Tracing the naturalization of a learning progression centered assessment system in a teacher community
Kim, Min-Joung
:
2013-04-12
Abstract
The goal of this study is to investigate how a learning-progression-centered assessment system mediated the collaborative efforts between teachers and researchers in reorienting assessment toward improving the quality of instruction and supporting student learning. In particular, this study aims to understand how the learning-progression-centered assessment system can support teachers to orchestrate productive classroom discussion based on the path outlined in the learning progression to make conceptual progress.
The analysis of four case teachers provides evidence that the assessment system supported teachers in developing understandings of the big ideas of data, chance and statistics and of the learning progressions of statistical reasoning. In addition, the assessment system supported the teachers in transforming assessment practices in their classrooms. The teachers demonstrated construct-centered orchestration of assessment talk: structuring classroom interaction centered on important mathematical ideas represented in the classification system and/or aligning the instructional trajectory with the learning progressions to support student learning.
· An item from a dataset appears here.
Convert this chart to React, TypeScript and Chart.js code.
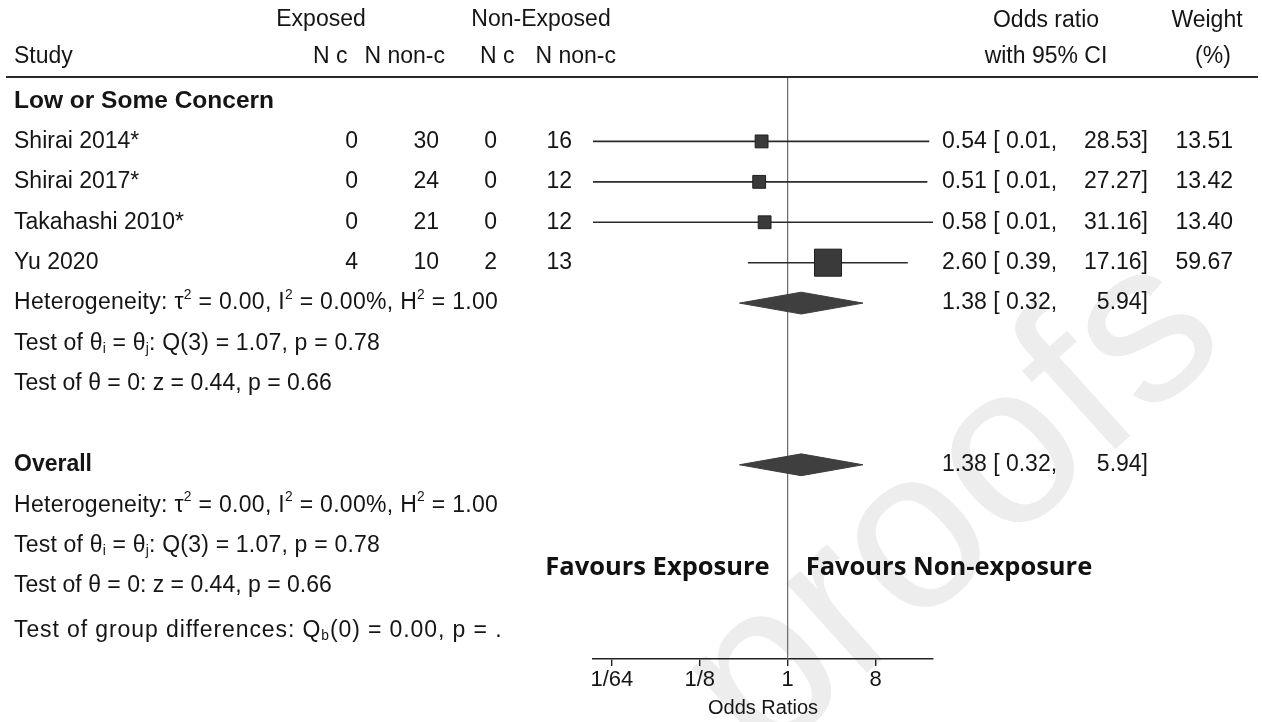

This study suggests that learning progressions as a classification system can be an effective tool to disrupt the historically developed classificatory system for assessment in modern schooling (i.e., right or wrong) and eventually overwrite it with a disciplinary perspective on mathematics. The field needs to develop more content-specific classification systems to inspect qualities of students’ reasoning and teachers’ interpretations of students’ reasoning.